Last modified: 2013-12-04 18:46:19 UTC
Somehow I have the effect, that after importing pages from another wiki with Special:Import my apache and mysql take the CPU 50:50 and only work normaly again after restarting mysql. Making strace on the apache prozess with 50% CPU shows always the same: poll([{fd=82, events=POLLIN|POLLPRI}], 1, 0) = 0 (Timeout) write(82, "\370\0\0\0\3UPDATE /* JobQueueDB::claim"..., 252) = 252 read(82, "0\0\0\1\0\0\0\3\0\0\0(Rows matched: 0 Cha"..., 16384) = 52 and strace on mysql shows this (that's not helpful I think :/): getsockname(33, {sa_family=AF_FILE, path="/var/run/mysql"}, [30]) = 0 fcntl(33, F_SETFL, O_RDONLY) = 0 fcntl(33, F_GETFL) = 0x2 (flags O_RDWR) fcntl(33, F_SETFL, O_RDWR|O_NONBLOCK) = 0 setsockopt(33, SOL_IP, IP_TOS, [8], 4) = -1 EOPNOTSUPP (Operation not supported) futex(0x2b202ca082a4, FUTEX_WAKE_OP_PRIVATE, 1, 1, 0x2b202ca082a0, {FUTEX_OP_SET, 0, FUTEX_OP_CMP_GT, 1}) = 1 futex(0x2b202ca076e0, FUTEX_WAKE_PRIVATE, 1) = 1 select(13, [10 12], NULL, NULL, NULL) = 1 (in [12]) fcntl(12, F_SETFL, O_RDWR|O_NONBLOCK) = 0 accept(12, {sa_family=AF_FILE, NULL}, [2]) = 33 fcntl(12, F_SETFL, O_RDWR) It seams to me, that there is something going wrong with the Job Que
Sometimes I also get this error „JobQueueDB::doAck“. Die Datenbank meldete den Fehler „1205: Lock wait timeout exceeded; try restarting transaction (localhost)“ But it hides on a "second" page right bellow the normals wikipage I think this two error somehow belong to each other
Tentatively moving this to JobQueue component.
The funny thing is, that looking into the JobQueue with maintaince/showJobs.php shows 0 and the apache process shows hunderst of this per second poll([{fd=82, events=POLLIN|POLLPRI}], 1, 0) = 0 (Timeout) write(82, "\370\0\0\0\3UPDATE /* JobQueueDB::claim"..., 252) = 252 read(82, "0\0\0\1\0\0\0\3\0\0\0(Rows matched: 0 Cha"..., 16384) = 52
Anybody an idea about this?
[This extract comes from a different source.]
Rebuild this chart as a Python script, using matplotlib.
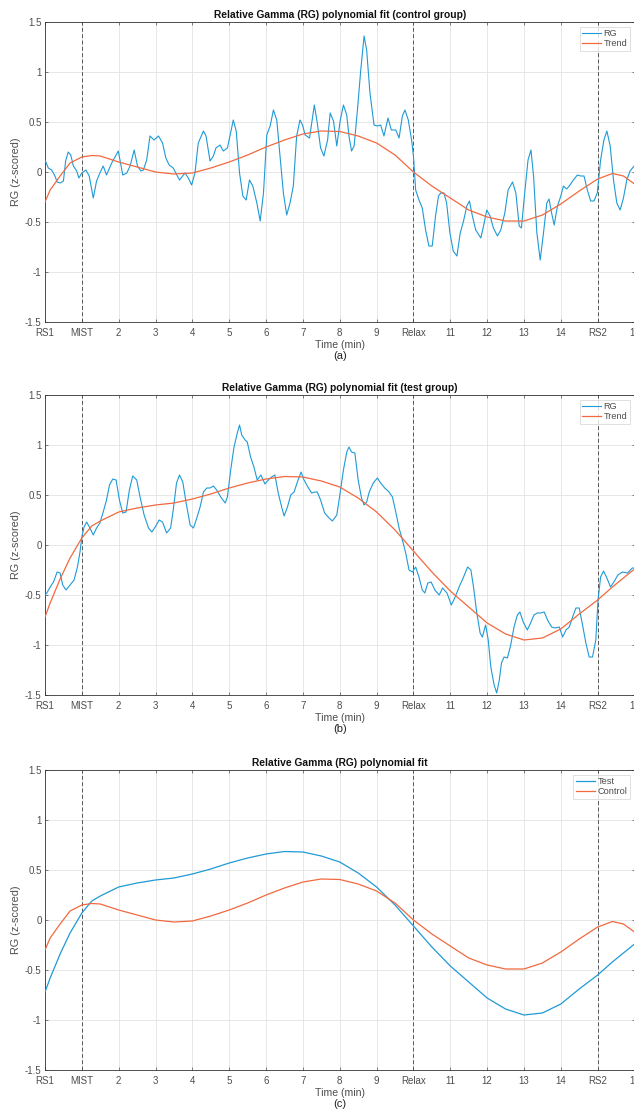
import numpy as np
import matplotlib
matplotlib.use('Agg')
import matplotlib.pyplot as plt

plt.rcParams['font.family'] = ['Liberation Sans', 'DejaVu Sans']

# time axis labels
tick_pos = list(range(0, 17))
tick_labels = ['RS1', 'MIST', '2', '3', '4', '5', '6', '7', '8', '9', 'Relax',
               '11', '12', '13', '14', 'RS2', '16']
phase_marks = [1, 10, 15]

# control group raw RG
ctrl_x = [0, 0.09, 0.18, 0.27, 0.33, 0.41, 0.5, 0.56, 0.63, 0.7, 0.77, 0.86, 0.92, 1.0,
          1.11, 1.2, 1.31, 1.4, 1.49, 1.58, 1.67, 1.81, 1.99, 2.11, 2.22, 2.31, 2.42,
          2.51, 2.6, 2.67, 2.76, 2.85, 2.96, 3.08, 3.19, 3.28, 3.37, 3.48, 3.65, 3.8,
          3.89, 3.98, 4.07, 4.16, 4.3, 4.37, 4.48, 4.57, 4.64, 4.75, 4.84, 4.95, 5.02,
          5.11, 5.19, 5.28, 5.37, 5.46, 5.55, 5.64, 5.75, 5.84, 5.93, 6.02, 6.11, 6.2,
          6.29, 6.38, 6.47, 6.56, 6.65, 6.74, 6.83, 6.92, 6.99, 7.06, 7.18, 7.24, 7.31,
          7.39, 7.48, 7.57, 7.67, 7.74, 7.83, 7.92, 8.01, 8.1, 8.19, 8.25, 8.32, 8.39,
          8.48, 8.57, 8.66, 8.73, 8.82, 8.93, 9.02, 9.11, 9.2, 9.31, 9.4, 9.52, 9.61,
          9.7, 9.77, 9.86, 9.95, 10.0, 10.06, 10.15, 10.24, 10.33, 10.42, 10.51, 10.6,
          10.68, 10.74, 10.83, 10.9, 10.99, 11.08, 11.18, 11.27, 11.36, 11.45, 11.52,
          11.6, 11.69, 11.83, 11.92, 11.99, 12.08, 12.17, 12.28, 12.37, 12.48, 12.57,
          12.69, 12.78, 12.87, 12.93, 13.02, 13.11, 13.19, 13.26, 13.35, 13.44, 13.53,
          13.62, 13.68, 13.75, 13.82, 13.91, 14.0, 14.07, 14.16, 14.25, 14.34, 14.45,
          14.54, 14.63, 14.72, 14.81, 14.9, 14.99, 15.08, 15.17, 15.25, 15.34, 15.43,
          15.52, 15.61, 15.7, 15.79, 15.88, 15.99]
ctrl_rg = [0.12, 0.04, 0.02, -0.04, -0.10, -0.11, -0.09, 0.11, 0.2, 0.17, 0.06, 0.01,
           -0.06, -0.01, 0.02, -0.04, -0.26, -0.09, -0.01, 0.06, -0.03, 0.09, 0.21,
           -0.03, -0.01, 0.06, 0.22, 0.06, 0.01, 0.02, 0.12, 0.36, 0.32, 0.36, 0.29,
           0.14, 0.07, 0.04, -0.08, -0.01, -0.06, -0.13, -0.01, 0.29, 0.41, 0.36, 0.11,
           0.16, 0.24, 0.27, 0.21, 0.24, 0.36, 0.52, 0.41, -0.01, -0.24, -0.28, -0.08,
           -0.14, -0.31, -0.49, -0.21, 0.37, 0.46, 0.62, 0.52, 0.16, -0.21, -0.43,
           -0.31, -0.14, 0.36, 0.52, 0.47, 0.37, 0.34, 0.49, 0.67, 0.49, 0.24, 0.16,
           0.32, 0.59, 0.51, 0.26, 0.51, 0.67, 0.57, 0.36, 0.21, 0.26, 0.62, 1.02, 1.36,
           1.22, 0.79, 0.47, 0.46, 0.47, 0.36, 0.54, 0.42, 0.42, 0.34, 0.56, 0.62, 0.52,
           0.32, 0.16, -0.18, -0.28, -0.36, -0.58, -0.74, -0.74, -0.44, -0.24, -0.21,
           -0.21, -0.31, -0.61, -0.79, -0.84, -0.61, -0.49, -0.34, -0.29, -0.44, -0.58,
           -0.66, -0.51, -0.38, -0.44, -0.56, -0.64, -0.58, -0.41, -0.18, -0.10, -0.21,
           -0.54, -0.56, -0.21, 0.12, 0.22, -0.04, -0.61, -0.88, -0.61, -0.31, -0.27,
           -0.41, -0.53, -0.34, -0.24, -0.14, -0.17, -0.13, -0.08, -0.03, -0.04, -0.04,
           -0.18, -0.29, -0.29, -0.21, 0.12, 0.32, 0.41, 0.26, -0.08, -0.31, -0.38,
           -0.26, -0.08, 0.01, 0.06]

# test group raw RG
test_x = [0, 0.05, 0.14, 0.23, 0.33, 0.41, 0.48, 0.57, 0.68, 0.79, 0.88, 0.95, 1.0, 1.06,
          1.13, 1.22, 1.31, 1.4, 1.49, 1.58, 1.67, 1.75, 1.84, 1.93, 2.02, 2.11, 2.2,
          2.29, 2.38, 2.49, 2.58, 2.69, 2.81, 2.9, 2.99, 3.1, 3.19, 3.3, 3.41, 3.48,
          3.57, 3.65, 3.74, 3.83, 3.94, 4.03, 4.12, 4.21, 4.3, 4.39, 4.48, 4.57, 4.66,
          4.77, 4.89, 4.95, 5.04, 5.13, 5.22, 5.28, 5.34, 5.43, 5.49, 5.58, 5.67, 5.76,
          5.86, 5.97, 6.06, 6.15, 6.24, 6.33, 6.43, 6.49, 6.58, 6.67, 6.76, 6.85, 6.95,
          7.03, 7.15, 7.24, 7.33, 7.39, 7.48, 7.59, 7.71, 7.8, 7.92, 8.01, 8.1, 8.19,
          8.25, 8.32, 8.41, 8.5, 8.59, 8.66, 8.73, 8.8, 8.91, 9.02, 9.11, 9.22, 9.34,
          9.43, 9.52, 9.61, 9.7, 9.79, 9.88, 9.97, 10.06, 10.15, 10.24, 10.31, 10.39,
          10.48, 10.58, 10.7, 10.79, 10.91, 11.03, 11.12, 11.24, 11.36, 11.47, 11.56,
          11.63, 11.72, 11.81, 11.87, 11.96, 12.03, 12.1, 12.19, 12.26, 12.33, 12.39,
          12.46, 12.55, 12.64, 12.73, 12.82, 12.89, 12.98, 13.09, 13.18, 13.27, 13.36,
          13.45, 13.55, 13.64, 13.75, 13.84, 13.96, 14.05, 14.14, 14.23, 14.32, 14.41,
          14.5, 14.59, 14.68, 14.77, 14.86, 14.95, 15.01, 15.08, 15.16, 15.25, 15.35,
          15.44, 15.55, 15.67, 15.81, 15.94, 15.99]
test_rg = [-0.5, -0.48, -0.42, -0.37, -0.27, -0.28, -0.4, -0.45, -0.4, -0.35, -0.22,
           -0.07, 0.08, 0.18, 0.23, 0.17, 0.1, 0.17, 0.22, 0.33, 0.45, 0.6, 0.66, 0.65,
           0.45, 0.32, 0.33, 0.55, 0.69, 0.65, 0.48, 0.3, 0.17, 0.13, 0.18, 0.25, 0.23,
           0.12, 0.17, 0.35, 0.62, 0.7, 0.63, 0.42, 0.2, 0.17, 0.27, 0.38, 0.53, 0.57,
           0.57, 0.59, 0.55, 0.48, 0.42, 0.48, 0.75, 0.98, 1.12, 1.2, 1.1, 1.05, 1.03,
           0.88, 0.78, 0.65, 0.7, 0.61, 0.65, 0.68, 0.7, 0.52, 0.37, 0.29, 0.38, 0.5,
           0.53, 0.63, 0.73, 0.65, 0.57, 0.52, 0.53, 0.53, 0.45, 0.32, 0.27, 0.24, 0.3,
           0.52, 0.75, 0.93, 0.98, 0.93, 0.92, 0.65, 0.47, 0.4, 0.43, 0.53, 0.62, 0.67,
           0.62, 0.57, 0.53, 0.48, 0.33, 0.17, 0.05, -0.08, -0.25, -0.27, -0.22, -0.32,
           -0.45, -0.48, -0.38, -0.37, -0.45, -0.5, -0.43, -0.48, -0.6, -0.53, -0.42,
           -0.32, -0.22, -0.25, -0.42, -0.68, -0.88, -0.92, -0.8, -0.95, -1.22, -1.4,
           -1.48, -1.35, -1.18, -1.12, -1.13, -1.0, -0.82, -0.7, -0.67, -0.77, -0.85,
           -0.78, -0.7, -0.68, -0.68, -0.67, -0.75, -0.82, -0.83, -0.82, -0.92, -0.85,
           -0.82, -0.72, -0.63, -0.63, -0.8, -0.98, -1.12, -1.12, -0.95, -0.55, -0.32,
           -0.26, -0.33, -0.42, -0.37, -0.3, -0.27, -0.28, -0.23, -0.23]

# polynomial trends
trend_x = [0, 0.14, 0.41, 0.68, 1.0, 1.27, 1.5, 2.0, 2.5, 3.0, 3.5, 4.0, 4.5, 5.0, 5.5,
           6.0, 6.5, 7.0, 7.5, 8.0, 8.5, 9.0, 9.5, 10.0, 10.5, 11.0, 11.5, 12.0, 12.5,
           13.0, 13.5, 14.0, 14.5, 15.0, 15.4, 15.7, 16.0]
ctrl_trend = [-0.3, -0.18, -0.04, 0.09, 0.15, 0.165, 0.16, 0.1, 0.05, 0.0, -0.02,
              -0.01, 0.04, 0.1, 0.17, 0.25, 0.32, 0.38, 0.41, 0.405, 0.36, 0.29, 0.17,
              0.0, -0.14, -0.26, -0.38, -0.45, -0.49, -0.49, -0.43, -0.32, -0.19, -0.07,
              -0.015, -0.04, -0.12]
test_trend = [-0.72, -0.58, -0.34, -0.13, 0.07, 0.19, 0.24, 0.33, 0.37, 0.4, 0.42,
              0.46, 0.51, 0.57, 0.62, 0.66, 0.685, 0.68, 0.64, 0.58, 0.47, 0.33, 0.15,
              -0.06, -0.27, -0.46, -0.62, -0.78, -0.89, -0.95, -0.93, -0.84, -0.69,
              -0.55, -0.42, -0.33, -0.24]

blue = '#1f9ad6'
orange = '#f2693f'
gray = '#4d4d4d'

fig = plt.figure(figsize=(6.34, 11.09), dpi=100)

def setup_axes(rect, title, caption):
    ax = fig.add_axes(rect)
    ax.set_xlim(0, 16)
    ax.set_ylim(-1.5, 1.5)
    ax.set_xticks(tick_pos)
    ax.set_xticklabels(tick_labels)
    ax.set_yticks([-1.5, -1, -0.5, 0, 0.5, 1, 1.5])
    ax.set_yticklabels(['-1.5', '-1', '-0.5', '0', '0.5', '1', '1.5'])
    ax.grid(True, color='#e3e3e3', linewidth=0.6)
    ax.set_axisbelow(True)
    ax.tick_params(direction='in', length=2.5, width=0.5, labelsize=7,
                   colors=gray, top=True, right=True)
    ax.tick_params(axis='x', pad=4)
    ax.tick_params(axis='y', pad=2.5)
    for s in ax.spines.values():
        s.set_color('#333333')
        s.set_linewidth(0.6)
    for xm in phase_marks:
        ax.axvline(xm, color='#555555', linestyle=(0, (4, 2.5)), linewidth=0.7, zorder=1)
    ax.set_title(title, fontsize=7.4, fontweight='bold', pad=3, color='#111111')
    ax.set_ylabel('RG (z-scored)', fontsize=7.8, color=gray, labelpad=3)
    ax.set_xlabel('Time (min)', fontsize=7.6, color=gray, labelpad=2)
    ax.text(0.5, -0.098, caption, transform=ax.transAxes, ha='center', va='top',
            fontsize=8, color='#222222')
    return ax

def add_legend(ax):
    leg = ax.legend(loc='upper right', fontsize=6.6, frameon=True, fancybox=False,
                    handlelength=2.0, handletextpad=0.3, borderpad=0.3,
                    labelspacing=0.1, borderaxespad=0.5)
    leg.get_frame().set_edgecolor('#c8c8c8')
    leg.get_frame().set_linewidth(0.5)
    for t in leg.get_texts():
        t.set_color(gray)

W = 589.5 / 634
ax1 = setup_axes([45 / 634, 1 - 322 / 1109, W, 300 / 1109],
                 'Relative Gamma (RG) polynomial fit (control group)', '(a)')
ax1.plot(ctrl_x, ctrl_rg, color=blue, linewidth=0.8, label='RG', zorder=3)
ax1.plot(trend_x, ctrl_trend, color=orange, linewidth=0.9, label='Trend', zorder=3)
add_legend(ax1)

ax2 = setup_axes([45 / 634, 1 - 695 / 1109, W, 300 / 1109],
                 'Relative Gamma (RG) polynomial fit (test group)', '(b)')
ax2.plot(test_x, test_rg, color=blue, linewidth=0.8, label='RG', zorder=3)
ax2.plot(trend_x, test_trend, color=orange, linewidth=0.9, label='Trend', zorder=3)
add_legend(ax2)

ax3 = setup_axes([45 / 634, 1 - 1070 / 1109, W, 300 / 1109],
                 'Relative Gamma (RG) polynomial fit', '(c)')
ax3.plot(trend_x, test_trend, color=blue, linewidth=0.9, label='Test', zorder=3)
ax3.plot(trend_x, ctrl_trend, color=orange, linewidth=0.9, label='Control', zorder=3)
add_legend(ax3)

fig.savefig('out.png', dpi=100, facecolor='white')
I'm losing money because my wiki isn't running correctly. I have limited mysql with cpulimit to 30% but his also kills the wiki completely, that can not be that mysql is using 100% CPU for hours just because I imported a wikipage.
Is showJobs.php always empty or almost empty? Did you do anything to $wgJobTypeConf? JobQueueDB::claim doesn't get called unless a prior SELECT found a job. If $wgJobRunRate is high and there are many many page requests and only a few jobs (but there are at least some jobs), you could maybe get something like this sometimes. I'd be a bit skeptical about that. Maybe claimRandom() was in a tight loop but I don't see how that's possible either. You can try setting $wgJobRunRate = 0 and daemonizing maintenance/runJobs.php to run in the background instead of running jobs on random page requests.
My jobqueue has 20k. I set $wgJobRunRate = 0.1; maybe this helps. But this would take 3 years with the visits I have. And I'm afraid to kill my server when runing runJobs.php
Do you have any long running transactions (like from scripts doing queries in the background that take hours/days)? This can cause many many deleted but not purged rows in MySQL which can make the queue unusable.
What are long running transactions? Where can I check this? Yesterday I at around 22:00 UTC I made an import, then around 12 hours later the database run on to 30% (I set this as CPU Limit) and the ran on this level for 10 hours which made my wiki be unavailable for 10 hours! This is a really nasty problem, because this kills my Google and Bing rating and makes me lose money. My JobRunRate is at 0.1 and I have 20000 Jobs. What can I do to investigate this problem? I really need to solve this. This is the third time this month and it's really annoying.
https://gerrit.wikimedia.org/r/#/c/63819/ might help if jobs are still run on page views.
Any more on this?
DaSch: Is this still an issue? Did the patch in comment 9 help?
This is merged already. I haven't experienced any problems with the last imports. So this seams to help.
Thanks. Closing as FIXED as per last comment. Please reopen if this happens again.